So this post was sparked by a feud I saw on Facebook (above). I looked at the argument, frowned, did my research, frowned for a different reason, then came here to write. I tend to go on for hours, so I’ll keep it short and to the point.
It is true that there are Brazilians in Lagos, and that they are a significant part of Lagos history. I knew this because a classmate of mine from secondary school was from Yaba, but had an unusual, and very obviously non-Yoruba name, which she said came from her Brazilian grandfather. This is why I frowned the first time, because I was like, I don’t see anything wrong with acknowledging a certain cultural history if it’s true and not problematic.
Then I did my research. Our trusty Wikipedia tells us that freed slaves returned to West Africa from Brazil and landed in Lagos. Apparently they made up 9% of the city’s population in the 1880s, and their building style influenced the design of key Lagos landmarks such as Holy Cross Cathedral. Which is cool, and confirms my first point that there are people in Lagos descended from Brazilians – black Brazilians.
However, I also managed to land upon this gem of a quote:
“The Brazilians introduced to Nigeria elaborate architectural designs, two story buildings and bungalows with stucco facades”

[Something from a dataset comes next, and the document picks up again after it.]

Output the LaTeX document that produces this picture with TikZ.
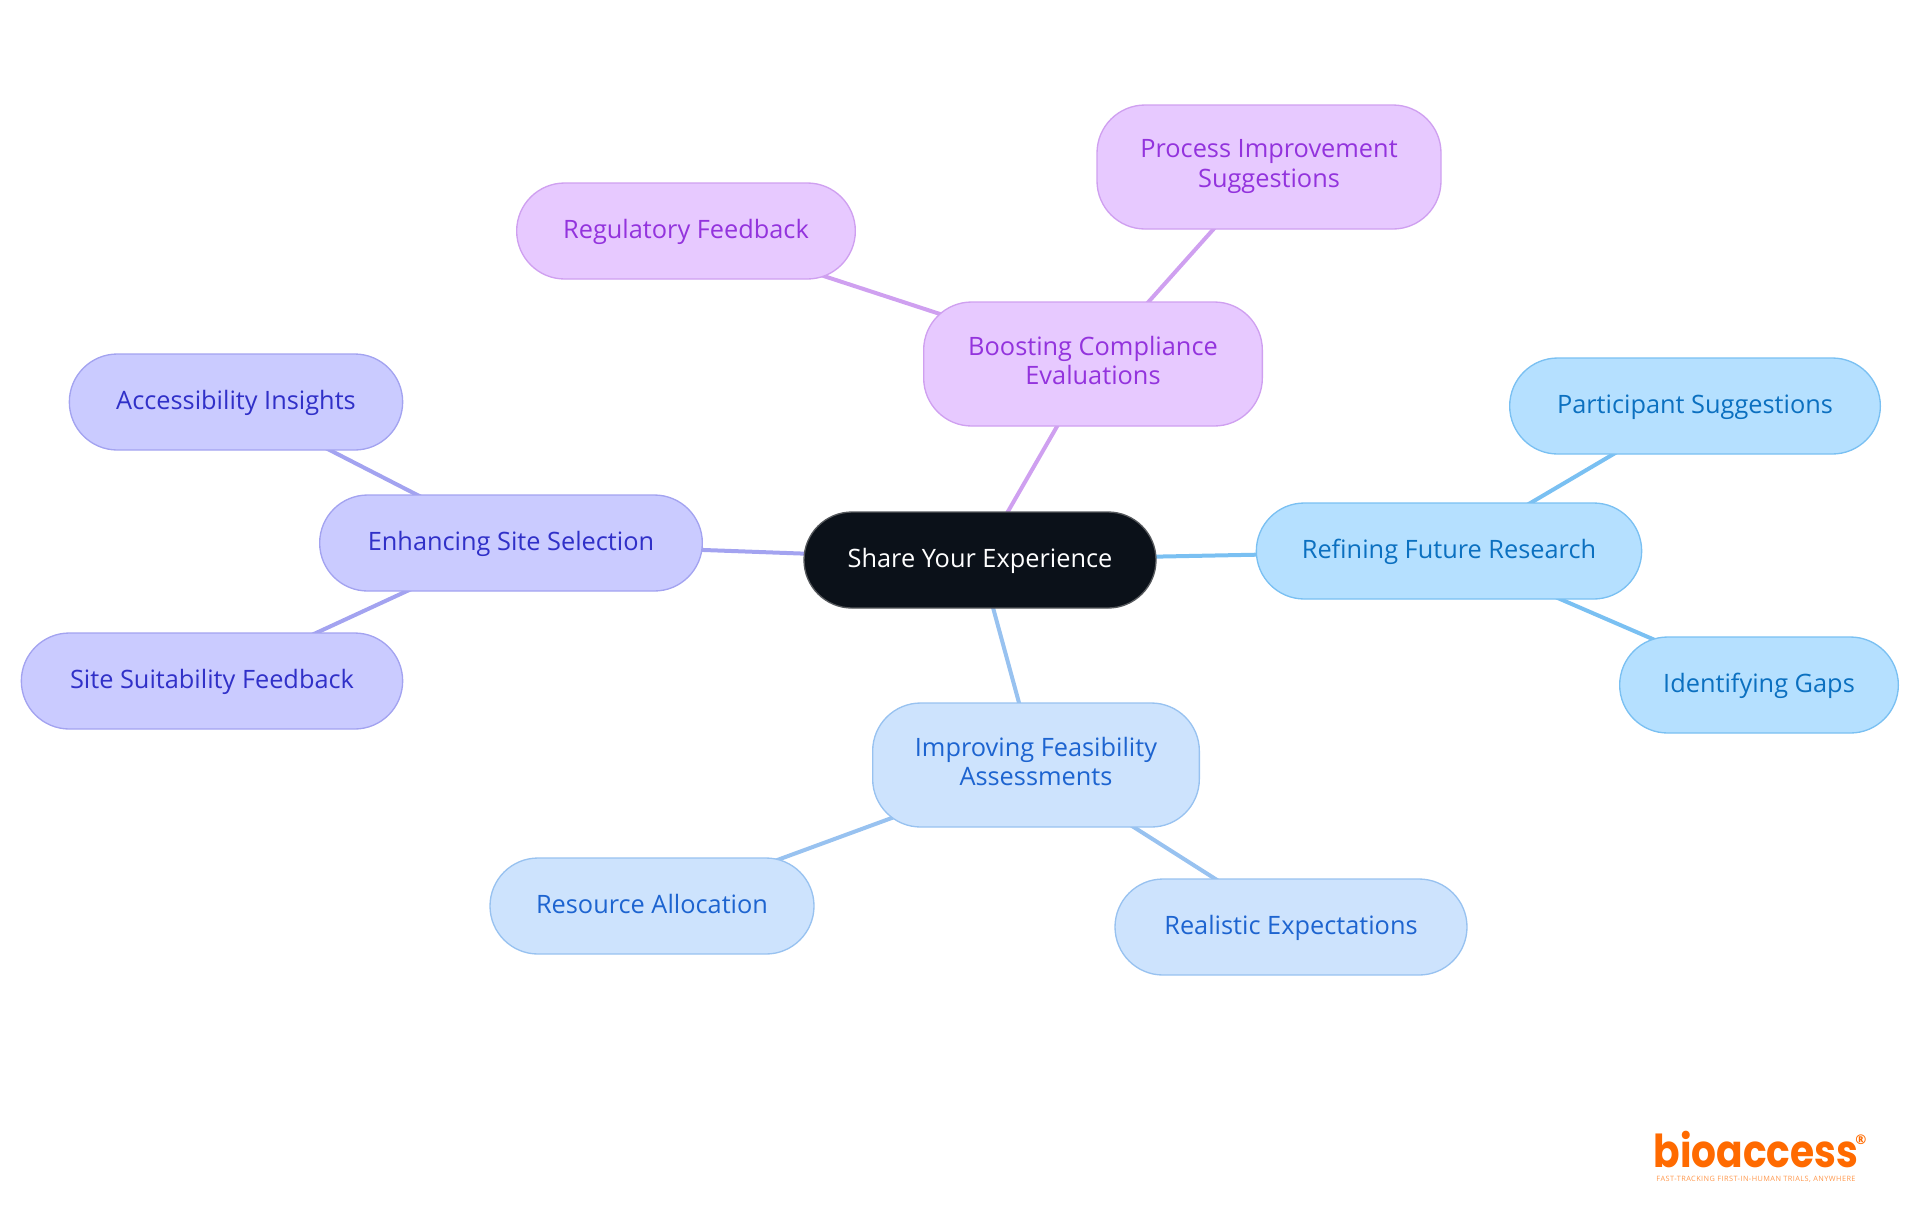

*blank stare. So… we couldn’t build bungalows and two story houses ourselves? We had to be rescued from ignorance by educated blacks who had gained knowledge from the almighty Europeans? *sigh. Sugabelly has already proved this assumption wrong. Wikipedia FAIL.
So then I said, lemme see these so-called “Brazilian outfits”.
… and then I was like, uh, no. Brazil’s carnival is about sequins and skin and heels. It’s not supposed to be, “I wanted to be Yoruba for Halloween, but I also wanted to be Brazilian, so I thought it would be a great idea to be Yorubrazilian.” FAIL again. If they were going for the masquerade look, they succeeded, but Brazilians everywhere – Nigerian and otherwise – are cringing in shame.
P.S. Due to the large influx of people both in and out of Lagos within the last 100 years, I doubt there’s still a significant Brazilian population there. But I still think they’re worthy of mention. Just not in garish costumes and in lieu of actual Nigerian cultural dress.